5 new initiatives launched during Chinese President Xi Jinping's S'pore visit
Chinese President Xi Jinping leaves S'pore today after a two-day visit to mark 25 years of diplomatic relations. New initiatives for bilateral cooperation were launched during the trip
1 Singapore and China officially launched negotiations to upgrade the bilateral free trade agreement (FTA) with Minister for Trade and Industry Lim Hng Kiang exchanging letters with his Chinese counterpart, Minister of Commerce Gao Hucheng.
The FTA, which was signed in 2008, was the first of its kind between China and another Asian country.
It removed tariffs from around 95 per cent of exports from Singapore to China, among other changes. .
The upgrade will facilitate enhanced trade between the two nations and greater investment protection in China.
The review is expected to be completed by next year.
2 Singapore and China will embark on a third government-to-government project in Chongqing, China.
Named the China-Singapore (Chongqing) Demonstration Initiative on Strategic Connectivity, the project will focus on financial services, aviation, transport and logistics, and information and communication technology.
Its predecessors are the Suzhou Industrial Park in 1994 and the Tianjin Eco-city in 2008.
3 A new joint research institute will be set up in Guangzhou, China, by Nanyang Technological University and three Chinese associations.
Called the Sino-Singapore International Joint Research Institute, it will focus on developing new technologies including next-generation electric vehicles and intelligent urban transportation systems.
4 The China Cultural Centre at Queen Street was opened by President Xi Jinping yesterday, making it the ninth of such centres worldwide.
Other Cultural Centres set up by the Chinese government are in Benin, Berlin, Cairo, Malta, Mauritius, Paris, Seoul and Tokyo.
The centre aims to facilitate the understanding of Chinese culture abroad and deepen cultural exchange between China and its host country.
5 Education ministers in China and Singapore will enjoy greater cooperation thanks to a new agreement signed at the Istana yesterday.
Up to 15 senior educators from each country will be given the opportunity to be attached to technical and vocational institutions in the other country, reported The Straits Times.
Existing exchange programmes, like one where English-language teachers from China can apply for Masters of Arts in Applied Linguistics at Singapore's National Institute of Education, will also be expanded.

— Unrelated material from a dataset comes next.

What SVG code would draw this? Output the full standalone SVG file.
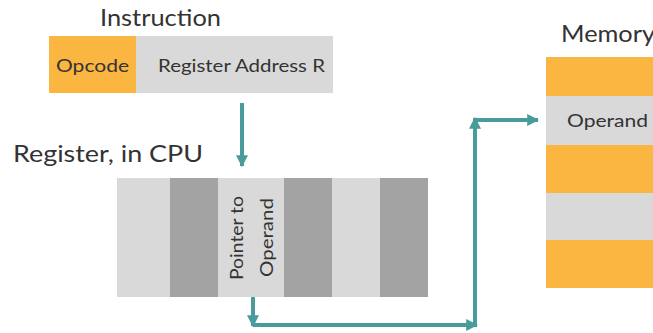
<svg xmlns="http://www.w3.org/2000/svg" width="653" height="333" viewBox="0 0 653 333">
<style>
text{font-family:Lato,"Open Sans",sans-serif;fill:#333}
.t{font-size:24px}
.s{font-size:18px}
.or{fill:#FBB541}
.lg{fill:#D9D9D9}
.dg{fill:#A3A3A3}
.c{stroke:#4A9C9C;stroke-width:4;fill:none}
</style>
<defs>
<marker id="ah" viewBox="0 0 10 10" refX="9" refY="5" markerWidth="3" markerHeight="3" orient="auto" markerUnits="strokeWidth">
<path d="M0,0 L10,5 L0,10 z" fill="#4A9C9C"/>
</marker>
</defs>
<rect width="653" height="333" fill="#fff"/>
<g id="instruction">
<text class="t" x="100" y="26" textLength="121" lengthAdjust="spacingAndGlyphs">Instruction</text>
<rect class="lg" x="49" y="36" width="284" height="57"/>
<rect class="or" x="49" y="36" width="87" height="57"/>
<text class="s" x="56" y="72" textLength="73" lengthAdjust="spacingAndGlyphs">Opcode</text>
<text class="s" x="158" y="72" textLength="167" lengthAdjust="spacingAndGlyphs">Register Address R</text>
</g>
<g id="register">
<text class="t" x="13" y="162" textLength="190" lengthAdjust="spacingAndGlyphs">Register, in CPU</text>
<rect class="lg" x="117" y="178" width="311" height="119"/>
<rect class="dg" x="170" y="178" width="48" height="119"/>
<rect class="dg" x="284" y="178" width="48" height="119"/>
<rect class="dg" x="380" y="178" width="48" height="119"/>
<text class="s" transform="translate(243,280) rotate(-90)" textLength="84" lengthAdjust="spacingAndGlyphs">Pointer to</text>
<text class="s" transform="translate(273,277) rotate(-90)" textLength="79" lengthAdjust="spacingAndGlyphs">Operand</text>
</g>
<g id="memory">
<text class="t" x="561" y="42" textLength="94" lengthAdjust="spacingAndGlyphs">Memory</text>
<rect class="or" x="546" y="57" width="107" height="39"/>
<rect class="lg" x="546" y="96" width="107" height="49"/>
<rect class="or" x="546" y="145" width="107" height="48"/>
<rect class="lg" x="546" y="193" width="107" height="47"/>
<rect class="or" x="546" y="240" width="107" height="48"/>
<text class="s" x="567" y="127" textLength="81" lengthAdjust="spacingAndGlyphs">Operand</text>
</g>
<g id="connectors">
<line class="c" x1="242" y1="103" x2="242" y2="166" marker-end="url(#ah)"/>
<line class="c" x1="253" y1="297" x2="253" y2="326" marker-end="url(#ah)"/>
<line class="c" x1="253" y1="325" x2="477" y2="325" marker-end="url(#ah)"/>
<line class="c" x1="475" y1="325" x2="475" y2="118" marker-end="url(#ah)"/>
<line class="c" x1="475" y1="120" x2="538" y2="120" marker-end="url(#ah)"/>
</g>
</svg>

China & Taiwan meet in S'pore 66 years after split
The presidents of China and Taiwan reached across decades of Cold War-era estrangement and rivalry to exchange a historic handshake and warm words.
It is their first summit since the two sides' traumatic 1949 split.
China's Xi Jinping and Taiwan's Ma Ying-jeou shook hands for more than a minute and smiled for a mass of reporters before their talks in Singapore in scenes considered unthinkable until recently.
They later sat down at a table, across from each other, with Mr Xi praising the event as opening a "historic chapter in our relations" and repeating China's oft-expressed desire for eventual reunification.
Mr Xi said: "We are brothers connected by flesh even if our bones are broken. We are a family whose blood is thicker than water.
"The development of cross-strait relations over the past 66 years shows that no matter what kind of winds and rains are experienced by compatriots on the two sides, no matter how long divisions last, there is no power that can separate us."
Despite the apparent warmth, no agreements were announced.
"Even though this is the first meeting, we feel like old friends," Mr Ma told Mr Xi, in the unexpectedly cordial encounter.
"Behind us is history stretching for 60 years. Now before our eyes, there are fruits of conciliation instead of confrontation."
Mr Ma later told reporters he proposed the establishment of a hotline between to the two sides and that Mr Xi responded positively, AFP reported.
He also raised issues sensitive to Taiwan's people, including the arsenal of Chinese missiles aimed at Taiwan and China's policy of marginalising the island diplomatically.
"We hope these things do not continue," said Mr Ma, who told Mr Xi that both sides should exercise "mutual respect".
Meanwhile, the police are looking into a group of five Taiwanese in relation to the tightened security at Shangri-La Hotel, where the summit was held.
This is after the police received information about the group, said its spokesman. The five Taiwanese are currently assisting the police.
The police spokesman said: "The police would like to remind the public that organising or participating in a public assembly without a police permit in Singapore is illegal and constitutes an offence under the Public Order Act.
"Foreigners in Singapore are reminded to comply with our laws and heed the directions of the police and other officials. Those who break the law will be firmly dealt with."